Zehirli | Konular | Kitaplar

BİDAT NEDİR?

Peygamberimizin (sallallahü aleyhi ve sellem) zaman-ı saa­detinden uzaklaştıkça sünnetler örtülmekte, yalanlar çoğaldığı için bid'at yayılmaktadır. Bid'ati yaymak, din-i islâmı yıkmak­tır. Bid'at çıkarana ve işliyenlere hürmet etmek, onları büyük bilmek, İslâmiyetin yok olmasına sebep olur. Hadis-i şerifde (Bid'at işliyenlere büyük diyen, müslümanlığı yıkmağa yardım etmiş olur.) buyurulmuştur. Bunun ne demek olduğunu iyi düşünmelidir. Bir sünneti meydana çıkarmak ve bir bid'atı ortadan kaldırmak için son gayretle çalışmak lâzımdır. Her zaman hele müslümanlığın çok zaiflediği bir zamanda, İslâmiyeti kuvvetlendirmek için sünnetleri yaymak ve bid'atleri yıkmak lâzımdır. İmâm-ı Rabbani Hazretleri hiç bir bid'atde güzellik görmemiş ve hepsini karanlık ve bulanık bulmuştur. Zira Peygamberimiz "sallallahü aleyhi ve sellem" (Bid'atlerin hepsi dalâletdir, yoldan çıkmakdır) buyurdu. Bugün cehennem­den kurtulmanın tek şartı sünnete yapışmak ve bid'atlerden kaçınmaktır.

İşlenen bid'atlerin herbiri İslâm binasına vurulan bir kazma gibidir.
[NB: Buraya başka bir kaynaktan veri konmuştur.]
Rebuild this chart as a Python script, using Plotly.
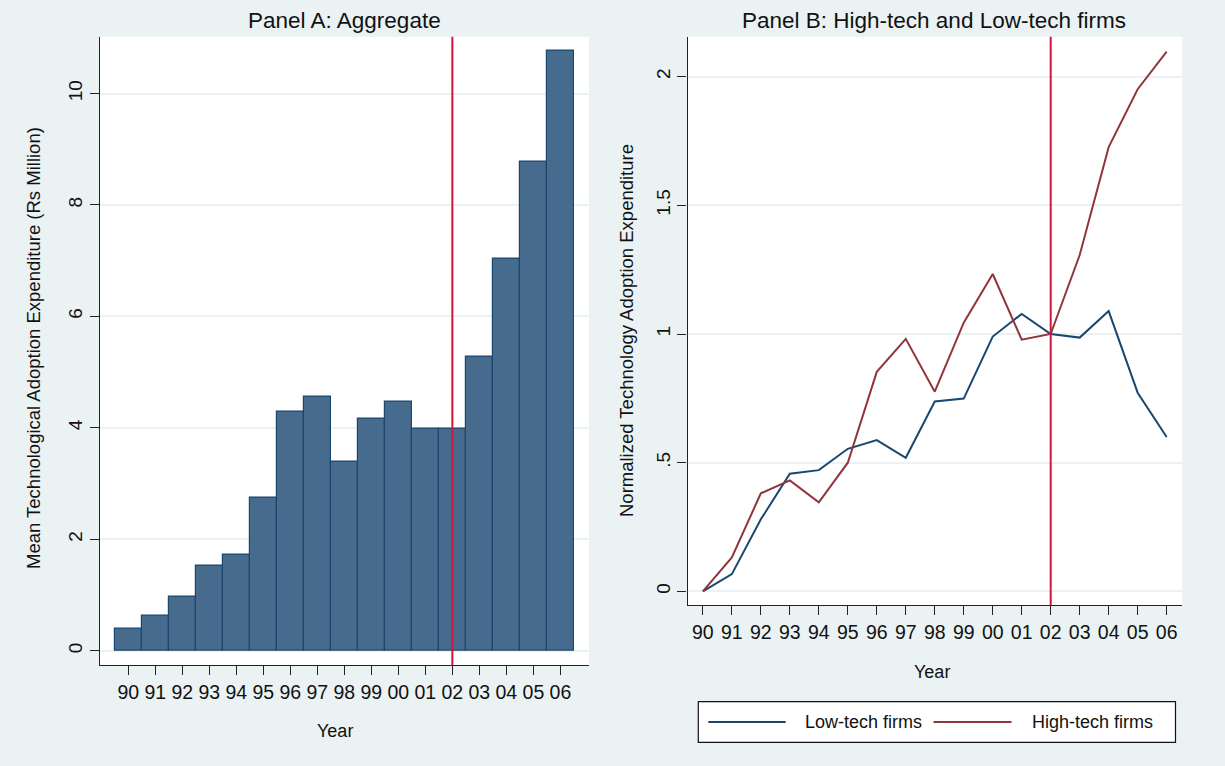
import plotly.graph_objects as go

# Years on the horizontal axis and their two-digit tick labels
years = list(range(1990, 2007))
year_labels = ["90", "91", "92", "93", "94", "95", "96", "97", "98", "99",
               "00", "01", "02", "03", "04", "05", "06"]

# Panel A: mean technology adoption expenditure (Rs million)
mean_expenditure = [0.40, 0.63, 0.97, 1.53, 1.73, 2.75, 4.29, 4.56, 3.40,
                    4.17, 4.47, 3.98, 3.98, 5.28, 7.04, 8.78, 10.76]

# Panel B: expenditure normalized to 2002 = 1
low_tech = [0.0, 0.067, 0.28, 0.457, 0.471, 0.554, 0.588, 0.519, 0.738,
            0.749, 0.99, 1.078, 1.0, 0.986, 1.089, 0.772, 0.60]
high_tech = [0.0, 0.132, 0.381, 0.431, 0.346, 0.50, 0.853, 0.981, 0.776,
             1.044, 1.233, 0.978, 1.0, 1.307, 1.726, 1.951, 2.097]

policy_year = 2002

W, H = 1225, 766
BG = "#EAF2F3"
NAVY = "#1A476F"
BAR_FILL = "#476B8D"
MAROON = "#90353B"
VLINE = "#D3143C"
FONT = "Liberation Sans, Arial, sans-serif"


def px(x):
    return x / W


def py(y):
    return 1 - y / H


fig = go.Figure()

fig.add_trace(go.Bar(
    x=years, y=mean_expenditure, width=1.0,
    marker=dict(color=BAR_FILL, line=dict(color=NAVY, width=1.2)),
    xaxis="x", yaxis="y", showlegend=False, name="Mean expenditure",
))
fig.add_trace(go.Scatter(
    x=years, y=low_tech, mode="lines", line=dict(color=NAVY, width=2),
    xaxis="x2", yaxis="y2", showlegend=False, name="Low-tech firms",
))
fig.add_trace(go.Scatter(
    x=years, y=high_tech, mode="lines", line=dict(color=MAROON, width=2),
    xaxis="x2", yaxis="y2", showlegend=False, name="High-tech firms",
))

common_x = dict(
    tickmode="array", tickvals=years, ticktext=year_labels,
    ticks="outside", ticklen=9, tickwidth=1.2, tickcolor="#222",
    showline=True, linecolor="#222", linewidth=1.3,
    showgrid=False, zeroline=False, ticklabelstandoff=0,
    tickfont=dict(family=FONT, size=19.5, color="#111"),
)
common_y = dict(
    ticks="outside", ticklen=9, tickwidth=1.2, tickcolor="#222",
    showline=True, linecolor="#222", linewidth=1.3,
    showgrid=True, gridcolor=BG, gridwidth=2, zeroline=False,
    tickangle=-90, ticklabelstandoff=0,
    tickfont=dict(family=FONT, size=19, color="#111"),
)

fig.update_layout(
    width=W, height=H,
    margin=dict(l=0, r=0, t=0, b=0),
    paper_bgcolor=BG, plot_bgcolor="white",
    font=dict(family=FONT, color="#111"),
    bargap=0,
    xaxis=dict(common_x, domain=[px(100), px(589)], range=[1988.95, 2007.06],
               anchor="y"),
    yaxis=dict(common_y, domain=[py(665), py(36.7)], range=[-0.257, 11.02],
               tickvals=[0, 2, 4, 6, 8, 10], ticktext=["0", "2", "4", "6", "8", "10"],
               anchor="x"),
    xaxis2=dict(common_x, domain=[px(687.5), px(1182.3)], range=[1989.47, 2006.54],
                anchor="y2"),
    yaxis2=dict(common_y, domain=[py(605.3), py(36.7)], range=[-0.054, 2.155],
                tickvals=[0, 0.5, 1, 1.5, 2], ticktext=["0", ".5", "1", "1.5", "2"],
                anchor="x2"),
)

# Vertical reference line at 2002 in both panels
for xr, yr in (("x", "y domain"), ("x2", "y2 domain")):
    fig.add_shape(type="line", xref=xr, yref=yr, x0=policy_year, x1=policy_year,
                  y0=0, y1=1, line=dict(color=VLINE, width=2), layer="above")

# Titles and axis titles
texts = [
    ("Panel A: Aggregate", 344.5, 21, 22.5, 0),
    ("Panel B: High-tech and Low-tech firms", 934.0, 21, 22.5, 0),
    ("Year", 335, 731, 18, 0),
    ("Year", 932, 672, 18, 0),
    ("Mean Technological Adoption Expenditure (Rs Million)", 33, 348, 18.5, -90),
    ("Normalized Technology Adoption Expenditure", 626, 331, 18.5, -90),
]
for t, x, y, s, ang in texts:
    fig.add_annotation(text=t, xref="paper", yref="paper", x=px(x), y=py(y),
                       xanchor="center", yanchor="middle", showarrow=False,
                       textangle=ang, font=dict(family=FONT, size=s, color="#111"))

# Legend box for panel B
fig.add_shape(type="rect", xref="paper", yref="paper",
              x0=px(698.3), x1=px(1175.5), y0=py(742.3), y1=py(701.7),
              line=dict(color="#111", width=1.2), fillcolor="white")
legend_items = [("Low-tech firms", NAVY, 708.3, 785.7, 803),
                ("High-tech firms", MAROON, 933.5, 1011.5, 1029.5)]
for name, col, lx0, lx1, tx in legend_items:
    fig.add_shape(type="line", xref="paper", yref="paper",
                  x0=px(lx0), x1=px(lx1), y0=py(722), y1=py(722),
                  line=dict(color=col, width=2))
    fig.add_annotation(text=name, xref="paper", yref="paper", x=px(tx), y=py(722),
                       xanchor="left", yanchor="middle", showarrow=False,
                       font=dict(family=FONT, size=18, color="#111"))

fig.write_html("out.html")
Çoğaldıkça tahribatı fazla olacakdır. Sünnetler ise karanlık gecede yol gösteren parlak yıldızlar gibidir. Tâbi olan, yolunu bulur ve kurtulur.

Peygamberimiz "sallallahü aleyhi ve sellem" (bid'at sahibi olanlara [yani Peygamberimizin zamanında ve onun dört halifesi zamanlarında bulunmayıp da, dinde sonradan meydana çıkarı­lan, uydurulan sözleri, yazıları usûl ve işleri, ibâdet olarak yapanlara ve yaptıranlara] hürmet eden, dirilerini ve ölülerini medh eden, bunları büyük bilen, din-i islâmı yıkmağa, dünyadan kaldırmaya yardım etmiş olur) buyuruyor.

Din-i İslâm bize dört vesika ile gelmişdir. Bu dört vesikaya (Edille-i Şer'iyye) denir. Kurân-ı kerîm, Hadis-i şerifler, İcmâ-i ümmet, Kıyas-ı Fükahâ. Bunların dışında kalan her şey bid' atdir.

Kâfirlerin yaptığı, kullandığı şeyler iki kısımdır.

Biri âdet olarak, yani her kavmin, her memleketin âdeti olarak yaptığı şeylerdir. Bunlardan haram olmayıp, insanlara faideli olanları yapmak ve kullanmak günah değildir. Çatal, kaşık kullanmak, yemeği masada yemek ve bıçak ile dilimlere ayırmak ve çeşitli eşya ve âletleri kullanmak hep âdete bağlı şeyler olup mubahdır­lar. Bunları kullanmak bid'at olmaz, günâh olmaz. Resûlullah ''Sallallahü Aleyhi ve Sellem" papazlara mahsus ayakkabıyı kullanmışdır. Bunlardan faideli olmayanları, çirkin ve mezmûn olanları kullanmak ve yapmak haram olur. Fakat iki müslüman bunlan kullanınca (Âdet-i İslâm) olur ve üçüncü kullanan müslümana haram olmaz. Birinci ve ikinci müslüman günahkâr olursa da başkaları olmaz.

Kâfirlerin kullandıkları şeylerin ikinci kısmı, ibâdet olarak yaptıkları ve kâfirlik alâmeti olan ve İslâmiyeti inkâr etmek ve inanmamak alâmeti olan, tahkir etmemiz vacip olan şeylerdir. Bunları yapan ve kullanan kafir olur.